By David Monachino

New Jersey is one of the four remaining states that have not adopted some or all of the provisions of the Uniform Trade Secrets Act (Massachusetts, New York and Texas are the others), but instead NJ courts have relied wide range of common law decisions in order to establish a trade secret misappropriation claim. On September 26, 2011, the New Jersey Senate approved a bill known as the “New Jersey Trade Secrets Act” (A – 921), which provides statutory remedies and procedural guidance for the misappropriation of trade secrets. This proposed bill provides for damages for both actual loss suffered by a plaintiff and for any unjust enrichment of the defendant caused by the misappropriation of trade secrets. Damages also may include a reasonable royalty for unauthorized disclosure or use of the trade secrets. In cases of willful misappropriation, punitive damages and attorneys’ fees may be awarded. In addition, if a claim for misappropriation is brought in bad faith, attorneys’ fees may be awarded.

The New Jersey Act also has a couple of unique and helpful provisions, including a requirement that a court “preserve the secrecy of an alleged trade secret by reasonable means consistent with” court rules. There is also “a presumption in favor of granting protective orders in connection with discovery proceedings” as well as “provisions limiting access to confidential information to only the attorneys for the parties and their experts, holding in-camera hearings, sealing the records of the action, and ordering any person involved in the litigation not to disclose an alleged trade secret without prior court approval.”

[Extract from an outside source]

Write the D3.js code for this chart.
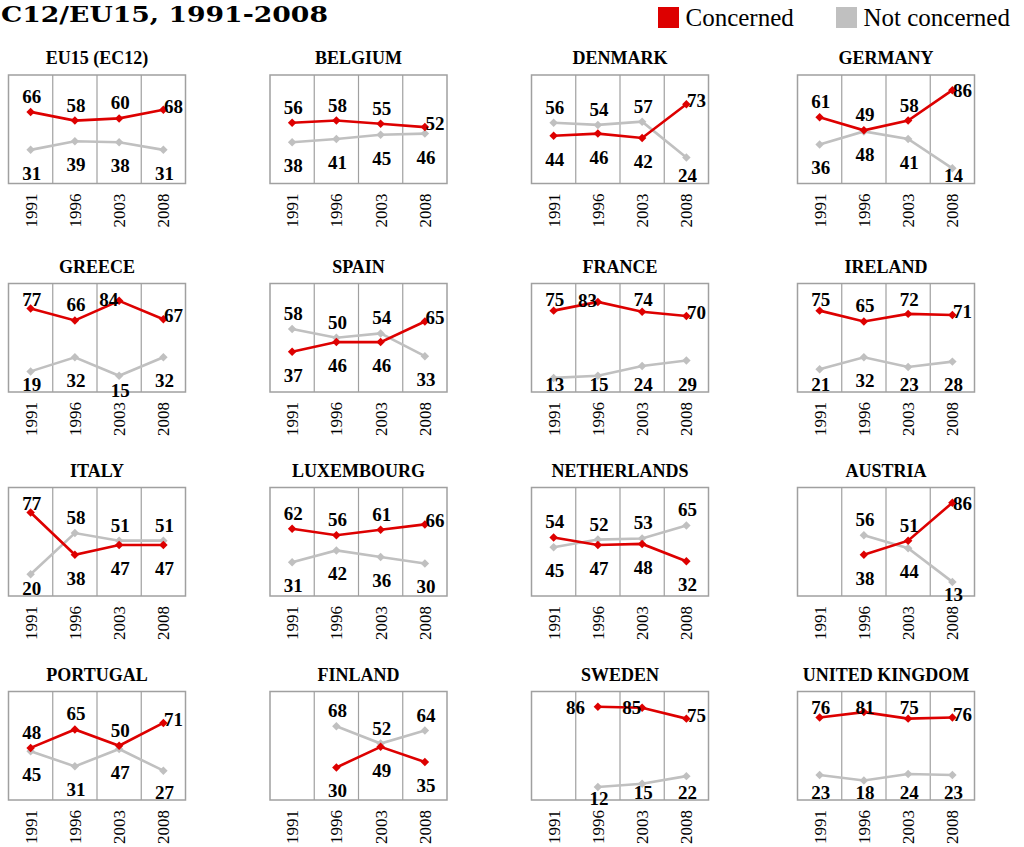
<!DOCTYPE html>
<html><head><meta charset="utf-8">
<script src="https://cdn.jsdelivr.net/npm/d3@7"></script>
<style>body{margin:0;background:#fff;overflow:hidden}</style>
</head><body><svg id="c" width="1024" height="847"></svg>
<script>
const years = ["1991","1996","2003","2008"];
const countries = ["EU15 (EC12)","BELGIUM","DENMARK","GERMANY","GREECE","SPAIN","FRANCE","IRELAND",
  "ITALY","LUXEMBOURG","NETHERLANDS","AUSTRIA","PORTUGAL","FINLAND","SWEDEN","UNITED KINGDOM"];
const concerned = [
  [66,58,60,68],[56,58,55,52],[44,46,42,73],[61,49,58,86],
  [77,66,84,67],[37,46,46,65],[75,83,74,70],[75,65,72,71],
  [77,38,47,47],[62,56,61,66],[54,47,48,32],[null,38,51,86],
  [48,65,50,71],[null,30,49,35],[null,86,85,75],[76,81,75,76]];
const notConcerned = [
  [31,39,38,31],[38,41,45,46],[56,54,57,24],[36,48,41,14],
  [19,32,15,32],[58,50,54,33],[13,15,24,29],[21,32,23,28],
  [20,58,51,51],[31,42,36,30],[45,52,53,65],[null,56,44,13],
  [45,31,47,27],[null,68,52,64],[null,12,15,22],[23,18,24,23]];
const seriesNames = ["Concerned","Not concerned"];
const titleText = "C12/EU15, 1991-2008";

// label placement codes (layout only): a=above b=below B=below edge r=right l/L=left
const labelPosC = ["aaar","aaar","bbbr","aaar","aalr","bbbr","alar","aaar",
  "abbb","aaar","abbb","-bar","aaar","-bbb","-Llr","aaar"];
const labelPosN = ["bbbb","bbbb","aaab","bbbb","bbBb","aaab","bbbb","bbbb",
  "baaa","bbbb","baaa","-abB","bbbb","-aaa","-Bbb","bbbb"];

const RED = "#dd0000", GREY = "#c0c0c0", FRAME = "#a0a0a0";
const serif = '"Liberation Serif", Tinos, "Times New Roman", Times, "DejaVu Serif", serif';
const svg = d3.select("#c");

// title (left edge clipped in the reference)
svg.append("text").attr("x", 1).attr("y", 21.5)
  .attr("textLength", 327).attr("lengthAdjust", "spacingAndGlyphs")
  .style("font-family", '"DejaVu Serif", serif').style("font-weight", "bold")
  .style("font-size", "23px").text(titleText);

// legend
const legend = [{name: seriesNames[0], c: RED, x: 658}, {name: seriesNames[1], c: GREY, x: 836}];
legend.forEach(l => {
  svg.append("rect").attr("x", l.x).attr("y", 7).attr("width", 21).attr("height", 21).attr("fill", l.c);
  svg.append("text").attr("x", l.x + 27.5).attr("y", 25.5)
    .style("font-family", serif).style("font-size", "25px")
    .text(l.name);
});

const colX = [8.5, 270, 531.5, 797.5], rowY = [75, 283.5, 487.5, 691.5];
const W = 177, H = 108.5;
const x = d3.scaleBand().domain(years).range([0, W]);
const y = d3.scaleLinear().domain([0, 100]).range([H, 0]);
const cx = d => x(d) + x.bandwidth() / 2;
const diamond = d3.symbol().type(d3.symbolSquare).size(36);

countries.forEach((name, i) => {
  const g = svg.append("g").attr("transform", `translate(${colX[i % 4]},${rowY[Math.floor(i / 4)]})`);
  g.append("text").attr("x", W / 2).attr("y", -11).attr("text-anchor", "middle")
    .style("font-family", serif).style("font-weight", "bold").style("font-size", "18px").text(name);
  g.append("rect").attr("width", W).attr("height", H).attr("fill", "none")
    .attr("stroke", FRAME).attr("stroke-width", 1.5);
  g.selectAll("line.sep").data(years.slice(1)).join("line").attr("class", "sep")
    .attr("x1", d => x(d)).attr("x2", d => x(d)).attr("y1", 0).attr("y2", H)
    .attr("stroke", FRAME).attr("stroke-width", 1.2);

  const ax = g.append("g").attr("transform", `translate(0,${H})`)
    .call(d3.axisBottom(x).tickSize(0));
  ax.select(".domain").remove();
  ax.selectAll("text").attr("transform", "rotate(-90)").attr("x", -10).attr("y", 0)
    .attr("dy", "0.35em").style("text-anchor", "end")
    .style("font-family", serif).style("font-size", "17px").attr("fill", "#000");

  const series = [
    {vals: notConcerned[i], color: GREY, pos: labelPosN[i]},
    {vals: concerned[i], color: RED, pos: labelPosC[i]}
  ];
  series.forEach(s => {
    const pts = years.map((yr, k) => ({yr, v: s.vals[k], p: s.pos[k]})).filter(d => d.v != null);
    const line = d3.line().x(d => cx(d.yr)).y(d => y(d.v));
    g.append("path").datum(pts).attr("d", line).attr("fill", "none")
      .attr("stroke", s.color).attr("stroke-width", 2.6);
    g.selectAll(null).data(pts).join("path")
      .attr("d", diamond).attr("fill", s.color)
      .attr("transform", d => `translate(${cx(d.yr)},${y(d.v)}) rotate(45)`);
  });
  series.forEach(s => {
    const pts = years.map((yr, k) => ({yr, v: s.vals[k], p: s.pos[k]})).filter(d => d.v != null);
    g.selectAll(null).data(pts).join("text")
      .style("font-family", serif).style("font-weight", "bold").style("font-size", "19px")
      .attr("fill", "#000")
      .attr("text-anchor", d => d.p === "r" ? "start" : (d.p === "l" || d.p === "L") ? "end" : "middle")
      .attr("x", d => {
        const px = cx(d.yr);
        if (d.p === "r") return px + 0.5;
        if (d.p === "l") return px - 1;
        if (d.p === "L") return px - 13;
        return px + 1;
      })
      .attr("y", d => {
        const py = y(d.v);
        if (d.p === "a") return Math.max(py - 9, 22);
        if (d.p === "r") return Math.max(py + 3, 22);
        if (d.p === "l" || d.p === "L") return Math.max(py + 5, 22);
        if (d.p === "B") return H + 5;
        return Math.min(py + 30, H - 1.5);
      })
      .text(d => d.v);
  });
});
</script></body></html>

The NJ Assembly has to vote on the Senate’s amended version of the bill before it is presented to Governor Chris Christie for his signature. The bill is expected to be voted upon after the November recess and Governor Christie then has 45 days to sign the bill into law. If the bill is singed, it will become effective immediately, but will not be retroactive. Assuming the law eventually passes, it is still important for companies doing business in NJ to define what may constitute proprietary information, especially if that definition is broader than the “trade secret” definition found in the statute. Either way — whether the bill passes or not — it remains important for a business to continue to take reasonable efforts to maintain the secrecy of any information that it deems confidential or risk losing trade secret protection.